Ein Zylinder und ein Glas Rotwein für Toulouse Lautrec? Bei wem vervollständigt sich da das Bild des kleinen Malers, wie er in der Moulin Rouge unter die Röcke der Tänzerinnen blickt und die Nächte des fin de siècle durch feiert? Und wer weiß, wer mit einem Messer und einem Ohr gemeint ist? Ja, sorry, es ist nun mal die meist erzählte Anekdote der Kunstgeschichte.

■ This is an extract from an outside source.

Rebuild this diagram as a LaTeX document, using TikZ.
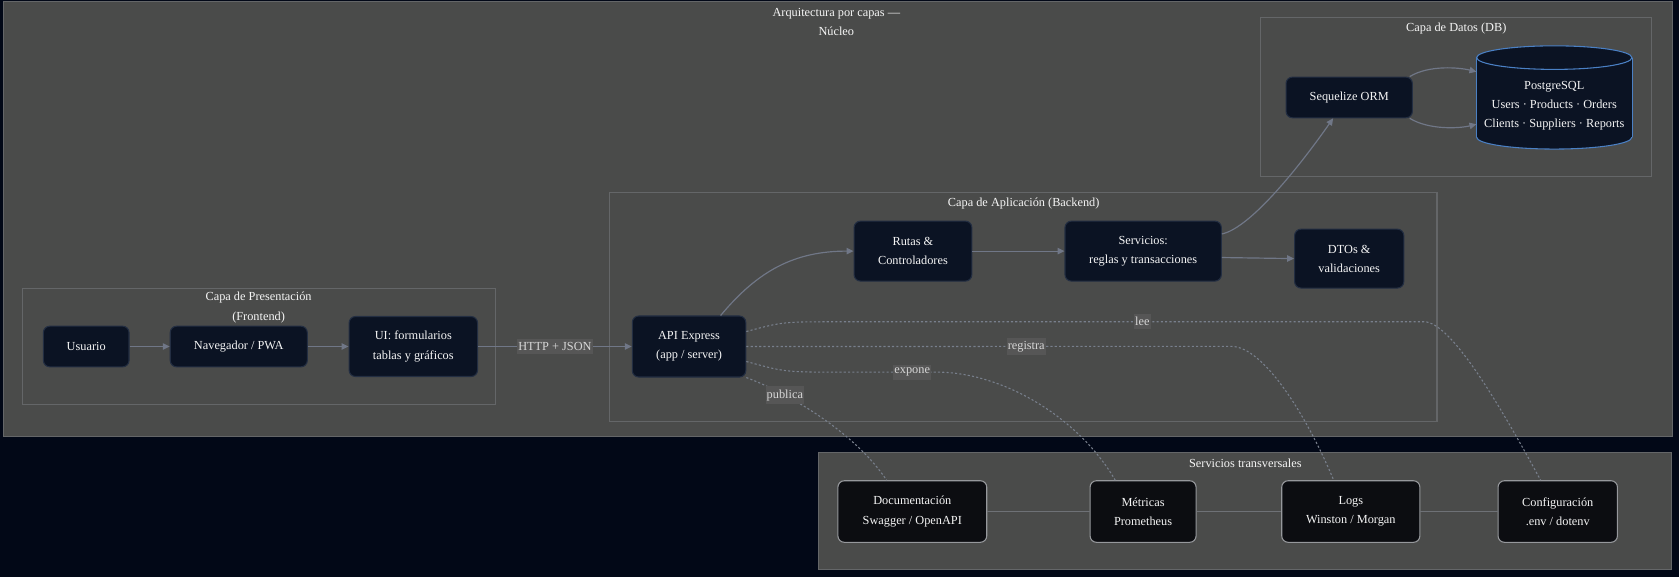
\documentclass[tikz,border=0pt]{standalone}
\usepackage{fontspec}
\setmainfont{Liberation Serif}
\usetikzlibrary{shapes,arrows.meta,positioning,calc}

\definecolor{fondo}{RGB}{2,8,23}
\definecolor{capagris}{RGB}{74,75,74}
\definecolor{capaborde}{RGB}{100,102,104}
\definecolor{cajafondo}{RGB}{11,19,35}
\definecolor{cajaborde}{RGB}{35,46,66}
\definecolor{transfondo}{RGB}{12,13,17}
\definecolor{transborde}{RGB}{150,152,156}
\definecolor{flecha}{RGB}{112,119,135}
\definecolor{punteado}{RGB}{120,127,140}
\definecolor{enlacegris}{RGB}{110,113,118}
\definecolor{etiqueta}{RGB}{86,86,86}
\definecolor{etiqtexto}{RGB}{215,215,215}
\definecolor{texto}{RGB}{245,245,245}
\definecolor{dbborde}{RGB}{74,128,196}

\begin{document}
\begin{tikzpicture}[x=1pt, y=-1pt, node distance=40pt]
\tikzset{
    %Define standard arrow tip
    >={Triangle[length=6.5pt, width=6pt]},
    %Define style for layers
    capa/.style={draw=capaborde, fill=capagris, line width=1pt},
    rotulo/.style={text=texto, font=\fontsize{11.5}{17.8}\selectfont, align=center},
    %Define style for boxes
    caja/.style={
           rectangle,
           rounded corners=6pt,
           draw=cajaborde, fill=cajafondo, line width=1pt,
           text=texto,
           font=\fontsize{11.5}{17.8}\selectfont,
           align=center,
           minimum height=56pt},
    transcaja/.style={caja, draw=transborde, fill=transfondo, minimum height=57.5pt},
    % Define arrow style
    pil/.style={
           ->,
           draw=flecha,
           line width=1.1pt},
    punto/.style={draw=punteado, line width=1pt, dash pattern=on 2pt off 2pt},
    enlace/.style={draw=enlacegris, line width=1pt},
    etiq/.style={
           fill=etiqueta, text=etiqtexto,
           font=\fontsize{11.5}{13}\selectfont,
           inner xsep=1pt, inner ysep=3pt}
}
 % background and layers
 \fill[fondo] (0,0) rectangle (1568,539);
 \useasboundingbox (0,0) rectangle (1568,539);
 \draw[capa] (3,1.6) rectangle (1561.5,408);
 \node[rotulo] (tnucleo) at (781,20.3) {Arquitectura por capas —\\Núcleo};
 \draw[capa] (21,269) rectangle (463,378);
 \node[rotulo] (tpresentacion) at (241.5,287.2) {Capa de Presentación\\(Frontend)};
 \draw[capa] (569,180) rectangle (1342,394);
 \node[rotulo] (taplicacion) at (956,190) {Capa de Aplicación (Backend)};
 \draw[capa] (1177,16) rectangle (1542.5,165);
 \node[rotulo] (tdatos) at (1360,26.5) {Capa de Datos (DB)};
 \draw[capa] (764,423) rectangle (1561,531.5);
 \node[rotulo] (ttransversales) at (1163,432.5) {Servicios transversales};

 %nodes
 \node[caja, minimum width=80pt, minimum height=38pt] (usuario) at (80.5,323.6) {Usuario};
 \node[caja, minimum width=128pt, minimum height=38pt, right=37.5pt of usuario] (navegador) {Navegador / PWA};
 \node[caja, minimum width=120pt, right=38pt of navegador] (ui) {UI: formularios\\tablas y gráficos};
 \node[caja, minimum width=106pt, minimum height=57pt, right=143.5pt of ui] (api) {API Express\\(app / server)};
 \node[caja, minimum width=110pt] (rutas) at (852.6,234.5) {Rutas \&\\Controladores};
 \node[caja, minimum width=146pt, right=86pt of rutas] (servicios) {Servicios:\\reglas y transacciones};
 \node[caja, minimum width=102pt, minimum height=55pt] (dtos) at (1260,241.5) {DTOs \&\\validaciones};
 \node[caja, minimum width=118pt, minimum height=38pt] (sequelize) at (1260,91) {Sequelize ORM};
 % the database is drawn as a cylinder by hand
 \node[minimum width=145pt, minimum height=96pt, inner sep=0pt] (db) at (1451.5,91) {};
 \fill[cajafondo] ([yshift=11pt]db.south) ellipse [x radius=72.5pt, y radius=11pt];
 \draw[dbborde, line width=1pt] ([yshift=11pt]db.south) ellipse [x radius=72.5pt, y radius=11pt];
 \fill[cajafondo] ([yshift=-11pt]db.north west) rectangle ([yshift=11pt]db.south east);
 \draw[dbborde, line width=1pt] ([yshift=-11pt]db.north west) -- ([yshift=11pt]db.south west)
      ([yshift=-11pt]db.north east) -- ([yshift=11pt]db.south east);
 \filldraw[fill=cajafondo, draw=dbborde, line width=1pt] ([yshift=-11pt]db.north) ellipse [x radius=72.5pt, y radius=11pt];
 \node[rotulo] (dbtexto) at ([yshift=-8pt]db.center) {PostgreSQL\\Users · Products · Orders\\Clients · Suppliers · Reports};

 \node[transcaja, minimum width=139pt] (doc) at (852,477.7) {Documentación\\Swagger / OpenAPI};
 \node[transcaja, minimum width=99pt, right=95.5pt of doc] (metricas) {Métricas\\Prometheus};
 \node[transcaja, minimum width=129pt, right=79pt of metricas] (logs) {Logs\\Winston / Morgan};
 \node[transcaja, minimum width=111.5pt, right=72pt of logs] (config) {Configuración\\.env / dotenv};

 % edges
 \draw[pil] (usuario) -- (navegador);
 \draw[pil] (navegador) -- (ui);
 \draw[pil] (ui) -- node[etiq] {HTTP + JSON} (api);
 \draw[pil] ([xshift=-24pt]api.north east) .. controls +(35,-42) and +(-55,0) .. (rutas.west);
 \draw[pil] (rutas) -- (servicios);
 \draw[pil] ([yshift=-6pt]servicios.east) -- (dtos.west);
 \draw[pil] ([yshift=16pt]servicios.east) .. controls +(28,-6) and +(-28,40) .. ([xshift=-15pt]sequelize.south);
 \draw[pil] ([xshift=-3pt]sequelize.north east) .. controls +(18,-11) and +(-16,-4) .. ([yshift=24pt]db.west);
 \draw[pil] ([xshift=-3pt]sequelize.south east) .. controls +(18,11) and +(-16,4) .. ([yshift=-25pt]db.west);

 % dotted links to the transversal services
 \draw[punto] ([yshift=14pt]api.east) .. controls +(30,-8) and +(-40,0) .. (770,300.5)
   -- node[etiq, pos=0.53] {lee} (1330,300.5)
   .. controls +(25,0) and +(-38,-70) .. ([xshift=-16pt]config.north);
 \draw[punto] (api.east) -- node[etiq, pos=0.577] {registra} (1150,323.5)
   .. controls +(30,0) and +(-25,-60) .. ([xshift=-16pt]logs.north);
 \draw[punto] ([yshift=-14pt]api.east) .. controls +(30,8) and +(-40,0) .. (770,347.5)
   -- node[etiq, pos=0.78] {expone} (875,347.5)
   .. controls +(60,0) and +(-35,-60) .. ([xshift=-26pt]metricas.north);
 \draw[punto] (api.south east) .. controls +(40,15) and +(-30,-45) .. node[etiq, pos=0.27] {publica} ([xshift=-24pt]doc.north);

 \draw[enlace] (doc) -- (metricas);
 \draw[enlace] (metricas) -- (logs);
 \draw[enlace] (logs) -- (config);
\end{tikzpicture}
\end{document}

Bei Kippenberger und dem Frosch muss man schon ein bisschen mehr wissen … Aber er bringt „Insidern“ einfach riesigen Spaß, dieser Moment des Erkennens.
Kramen wir in Erinnerungen! Plötzlich packt uns der Ehrgeiz und wir versuchen, verschüttetes Wissen hervorzuholen. Es ist ein Gedächtnistraining der besonderen Art. Das und der Gewinn durch Spiel und Spaß (bitte nicht unterschätzen!!) machen die ganze Emoji-Sache zu einer sinnhaften Angelegenheit! Außerdem mag ich es, wenn das Echzeit-Medium Twitter mal wieder so richtig ausgereizt wird. Ich fand es super, wie es irgendwann richtig zündete und quasi im Minuten-Takt neue Ideen und Anregungen eintrudelten. Ich weiß nicht, wie es den anderen ging. Aber durch jede neue Künstler-Emoji-Kombi schaute ich noch einmal anders durch die winzigen Ideogramme.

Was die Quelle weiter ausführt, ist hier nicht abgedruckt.